柴田是真筆 羽衣福の神図屛風(國華1551号要旨)
高尾曜
嘉永6年(1853) 絹本着色 二曲一双 各縦145.0㎝ 横148.4㎝
幕末・明治の蒔絵師であり、絵師でもあった柴田是真が描いた絹本著色、二曲一双の屏風である。能〈羽衣〉を右隻に、狂言〈福の神〉を左隻に描く。

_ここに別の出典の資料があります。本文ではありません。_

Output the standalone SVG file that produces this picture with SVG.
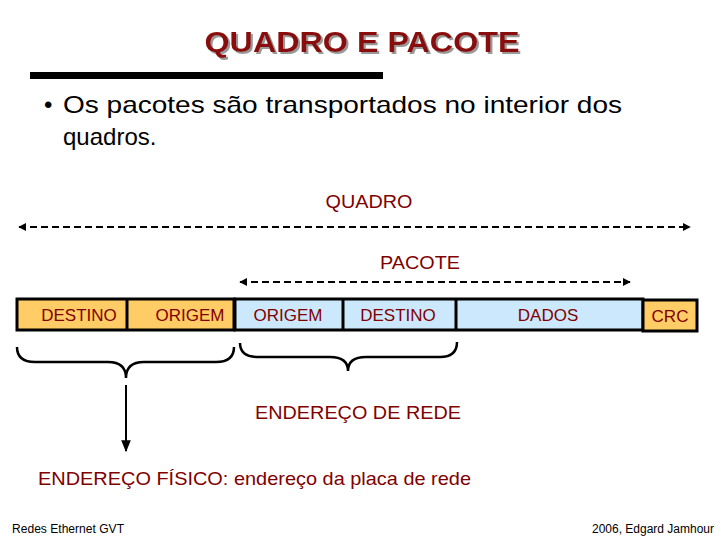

本図は、2022年に国立能楽堂が開催した特別展「柴田是真と能楽 江戸庶民の視座」に出品された。同展の調査により天保から嘉永にかけて是真が熱心に写生を行い、観世家・宝生家と深い信頼関係を築いていたことが判明した。また東京藝術大学所蔵の「柴田是真写生帖」に本図の元になる写生が多く確認された。是真の能絵は個性的な容貌の写生がみられ、本図においても年齢や個性を描き分けていることから似顔絵的な意図と、実際に行われた演能に基づいているであろうことが考えられた。写生や諸記録の照合、縫箔が観世流の好みであること、鳳凰の天冠から、本図は款紀前年の嘉永5年(1852)正月16日、観世大夫邸の稽古初で観世鉄之丞清済が演じた〈羽衣 和合之舞〉と鷺流の〈福の神〉をモデルとした可能性も考えられる。特定の演能と人物を写すという発想は粉本を写した江戸中期までの能狂言絵にはあまりなく、それ以降に盛んになった写生に基づく能絵という新たな展開であり、美術史的にも重要な作品といえる。